(DATA IN THIS EXERCISE):
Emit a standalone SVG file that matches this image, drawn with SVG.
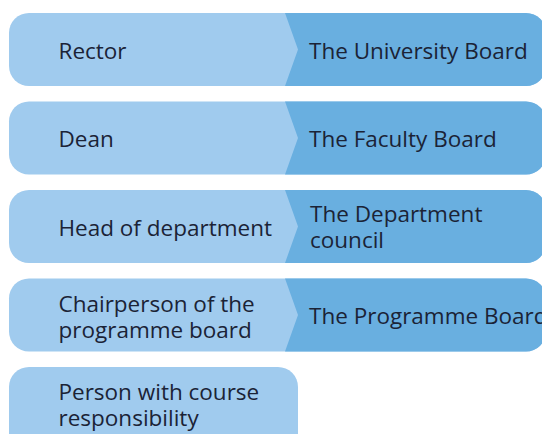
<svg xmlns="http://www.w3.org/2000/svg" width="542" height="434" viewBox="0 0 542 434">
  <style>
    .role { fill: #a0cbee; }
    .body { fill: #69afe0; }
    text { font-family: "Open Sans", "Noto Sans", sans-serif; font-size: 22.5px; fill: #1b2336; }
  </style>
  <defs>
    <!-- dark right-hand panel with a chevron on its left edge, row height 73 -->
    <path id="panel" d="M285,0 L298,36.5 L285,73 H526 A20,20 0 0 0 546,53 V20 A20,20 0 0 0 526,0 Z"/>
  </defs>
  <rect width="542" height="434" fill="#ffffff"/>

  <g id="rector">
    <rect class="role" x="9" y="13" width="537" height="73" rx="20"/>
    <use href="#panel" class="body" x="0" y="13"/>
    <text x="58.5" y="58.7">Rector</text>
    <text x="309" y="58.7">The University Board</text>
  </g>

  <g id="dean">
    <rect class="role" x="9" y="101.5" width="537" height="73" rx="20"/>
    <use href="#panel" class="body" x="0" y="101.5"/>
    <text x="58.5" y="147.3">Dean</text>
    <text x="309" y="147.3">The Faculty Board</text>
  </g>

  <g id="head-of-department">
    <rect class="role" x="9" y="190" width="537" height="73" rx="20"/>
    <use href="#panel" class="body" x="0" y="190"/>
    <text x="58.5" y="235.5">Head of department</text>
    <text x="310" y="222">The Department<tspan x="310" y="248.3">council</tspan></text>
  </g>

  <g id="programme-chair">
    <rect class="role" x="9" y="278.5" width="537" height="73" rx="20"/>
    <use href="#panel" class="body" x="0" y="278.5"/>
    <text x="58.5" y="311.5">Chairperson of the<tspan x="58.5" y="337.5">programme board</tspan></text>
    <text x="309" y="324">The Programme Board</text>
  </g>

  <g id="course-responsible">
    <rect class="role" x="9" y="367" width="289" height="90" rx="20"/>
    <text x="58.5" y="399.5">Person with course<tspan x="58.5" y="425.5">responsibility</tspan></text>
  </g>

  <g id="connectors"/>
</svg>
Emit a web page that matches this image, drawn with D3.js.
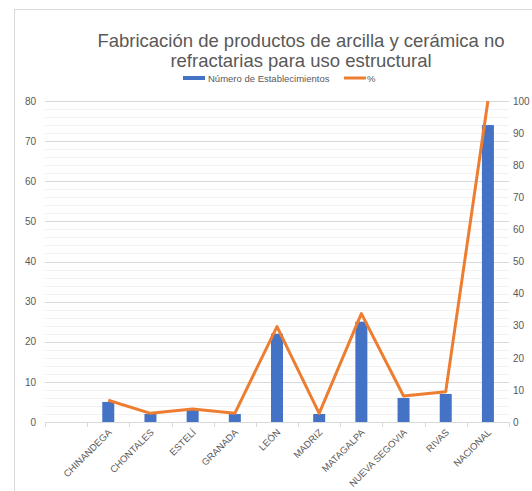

(EXERCISE BRIEF): Reproduce all of the data exactly; the pictures do not belong in the copy.

(PROBLEM SOLUTION):
Emit a standalone SVG file that matches this image, drawn with SVG.
<svg xmlns="http://www.w3.org/2000/svg" width="542" height="434" viewBox="0 0 542 434">
  <style>
    .role { fill: #a0cbee; }
    .body { fill: #69afe0; }
    text { font-family: "Open Sans", "Noto Sans", sans-serif; font-size: 22.5px; fill: #1b2336; }
  </style>
  <defs>
    <!-- dark right-hand panel with a chevron on its left edge, row height 73 -->
    <path id="panel" d="M285,0 L298,36.5 L285,73 H526 A20,20 0 0 0 546,53 V20 A20,20 0 0 0 526,0 Z"/>
  </defs>
  <rect width="542" height="434" fill="#ffffff"/>

  <g id="rector">
    <rect class="role" x="9" y="13" width="537" height="73" rx="20"/>
    <use href="#panel" class="body" x="0" y="13"/>
    <text x="58.5" y="58.7">Rector</text>
    <text x="309" y="58.7">The University Board</text>
  </g>

  <g id="dean">
    <rect class="role" x="9" y="101.5" width="537" height="73" rx="20"/>
    <use href="#panel" class="body" x="0" y="101.5"/>
    <text x="58.5" y="147.3">Dean</text>
    <text x="309" y="147.3">The Faculty Board</text>
  </g>

  <g id="head-of-department">
    <rect class="role" x="9" y="190" width="537" height="73" rx="20"/>
    <use href="#panel" class="body" x="0" y="190"/>
    <text x="58.5" y="235.5">Head of department</text>
    <text x="310" y="222">The Department<tspan x="310" y="248.3">council</tspan></text>
  </g>

  <g id="programme-chair">
    <rect class="role" x="9" y="278.5" width="537" height="73" rx="20"/>
    <use href="#panel" class="body" x="0" y="278.5"/>
    <text x="58.5" y="311.5">Chairperson of the<tspan x="58.5" y="337.5">programme board</tspan></text>
    <text x="309" y="324">The Programme Board</text>
  </g>

  <g id="course-responsible">
    <rect class="role" x="9" y="367" width="289" height="90" rx="20"/>
    <text x="58.5" y="399.5">Person with course<tspan x="58.5" y="425.5">responsibility</tspan></text>
  </g>

  <g id="connectors"/>
</svg>
Emit a web page that matches this image, drawn with D3.js.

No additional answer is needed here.